Two interesting, non-local artists also made the cut: British video artist, Gillian Wearing (image is photo by Wearing) in her first East Coast, U. S. museum solo (September) and New York artist Amy Sillman (ramp project in May, 2004–unconfirmed at time of writing) featured recently in Art in America.

As the purveyor of hip, ICA is also orchestrating something called “The Big Nothing,” a multi-venue, “Pan-Philadelphia” extravaganza beginning in May, 2004. A celebration of the Seinfeldian state of art, “Nothing” is still in the planning stages. (In fact, press material says that Philadelphia curators have been cooking “Nothing” since October 2002.)

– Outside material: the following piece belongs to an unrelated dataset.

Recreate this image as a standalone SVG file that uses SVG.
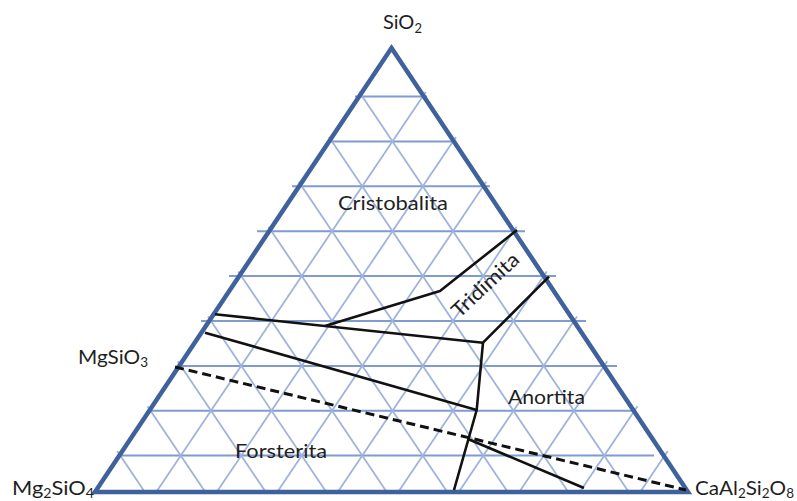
<svg xmlns="http://www.w3.org/2000/svg" width="797" height="501" viewBox="0 0 797 501">
<style>
.h{stroke:#7f9bd0;stroke-width:2;fill:none}
.d{stroke:#9fb3db;stroke-width:1.8;fill:none}
.ol{stroke:#3f619c;stroke-width:4.5;fill:none;stroke-linejoin:miter}
.b{stroke:#111;stroke-width:2.6;fill:none;stroke-linejoin:round}
.dash{stroke:#111;stroke-width:3;fill:none;stroke-dasharray:9 5}
text{font-family:Lato,"Open Sans","Liberation Sans",sans-serif;font-size:20px;fill:#1f1f1f}
.s{font-size:13px}
</style>
<rect width="797" height="501" fill="#fff"/>
<g id="grid">
<line class="h" x1="355" y1="96.6" x2="427" y2="96.6"/>
<line class="h" x1="329" y1="141.5" x2="455" y2="141.5"/>
<line class="h" x1="292" y1="186.3" x2="490" y2="186.3"/>
<line class="h" x1="257" y1="231.2" x2="525" y2="231.2"/>
<line class="h" x1="229" y1="276.1" x2="556" y2="276.1"/>
<line class="h" x1="201" y1="321" x2="586" y2="321"/>
<line class="h" x1="178" y1="365.9" x2="617" y2="365.9"/>
<line class="h" x1="150" y1="410.7" x2="632" y2="410.7"/>
<line class="h" x1="122" y1="455.6" x2="654" y2="455.6"/>
<line class="d" x1="425.75" y1="92.08" x2="156.25" y2="492"/>
<line class="d" x1="456" y1="136.96" x2="216.75" y2="492"/>
<line class="d" x1="486.25" y1="181.84" x2="277.25" y2="492"/>
<line class="d" x1="516.5" y1="226.72" x2="337.75" y2="492"/>
<line class="d" x1="546.75" y1="271.6" x2="398.25" y2="492"/>
<line class="d" x1="577" y1="316.48" x2="458.75" y2="492"/>
<line class="d" x1="607.25" y1="361.36" x2="519.25" y2="492"/>
<line class="d" x1="637.5" y1="406.24" x2="579.75" y2="492"/>
<line class="d" x1="667.75" y1="451.12" x2="640.25" y2="492"/>
<line class="d" x1="359.25" y1="92.08" x2="628.75" y2="492"/>
<line class="d" x1="329" y1="136.96" x2="568.25" y2="492"/>
<line class="d" x1="298.75" y1="181.84" x2="507.75" y2="492"/>
<line class="d" x1="268.5" y1="226.72" x2="447.25" y2="492"/>
<line class="d" x1="238.25" y1="271.6" x2="386.75" y2="492"/>
<line class="d" x1="208" y1="316.48" x2="326.25" y2="492"/>
<line class="d" x1="177.75" y1="361.36" x2="265.75" y2="492"/>
<line class="d" x1="147.5" y1="406.24" x2="205.25" y2="492"/>
<line class="d" x1="117.25" y1="451.12" x2="144.75" y2="492"/>
</g>
<g id="outline">
<polygon class="ol" points="391.5,48 688,492 95,492"/>
</g>
<g id="connectors">
<polyline class="b" points="215,314.3 483,342.7"/>
<polyline class="b" points="325,326 440,291 517,230"/>
<polyline class="b" points="483,342.7 549,276.7"/>
<polyline class="b" points="205,332.7 476.7,410"/>
<polyline class="b" points="483,342.7 476.7,410 454,490"/>
<polyline class="b" points="468,439 584,488"/>
<line class="dash" x1="175" y1="367" x2="686" y2="490"/>
</g>
<g id="SiO2"><text x="383" y="29">SiO<tspan class="s" dy="4">2</tspan></text></g>
<g id="Cristobalita"><text x="338" y="209.5" textLength="110" lengthAdjust="spacingAndGlyphs">Cristobalita</text></g>
<g id="Tridimita"><text transform="translate(490,290) rotate(-43)" text-anchor="middle" textLength="84" lengthAdjust="spacingAndGlyphs">Tridimita</text></g>
<g id="Anortita"><text x="508" y="404" textLength="77" lengthAdjust="spacingAndGlyphs">Anortita</text></g>
<g id="Forsterita"><text x="235" y="458" textLength="92" lengthAdjust="spacingAndGlyphs">Forsterita</text></g>
<g id="MgSiO3"><text x="78" y="364" textLength="70" lengthAdjust="spacingAndGlyphs">MgSiO<tspan class="s" dy="3">3</tspan></text></g>
<g id="Mg2SiO4"><text x="12" y="495" textLength="82" lengthAdjust="spacingAndGlyphs">Mg<tspan class="s" dy="3">2</tspan><tspan dy="-3">SiO</tspan><tspan class="s" dy="3">4</tspan></text></g>
<g id="CaAl2Si2O8"><text x="695" y="495" textLength="99" lengthAdjust="spacingAndGlyphs">CaAl<tspan class="s" dy="3">2</tspan><tspan dy="-3">Si</tspan><tspan class="s" dy="3">2</tspan><tspan dy="-3">O</tspan><tspan class="s" dy="3">8</tspan></text></g>
</svg>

Artists whose work you may see (at a number of venues) include Martin Creed (finalist for last year’s Turner Prize), Olafur Eliasson (whose work will be at Arcadia courtesy of a 2002 PEI grant), Robert Gober, Jeff Koons, Sherrie Levine and Robert Ryman.

Venues, in addition to ICA, include the Philadelphia Museum of Art (all that Duchamp stuff), the Fabric Workshop and Museum, Pennyslvania Academy of the Fine Arts, Arcadia University, Schuylkill Center, The Print Center and Rosenbach Museum.

One of my favorite kid movies is Wolfgang Peterson’s The Neverending Story, a surreal fairy tale in which “the nothing” is the bad guy, gobbling up all the fairyland characters and making life miserable. I guess that’s another take on the subject.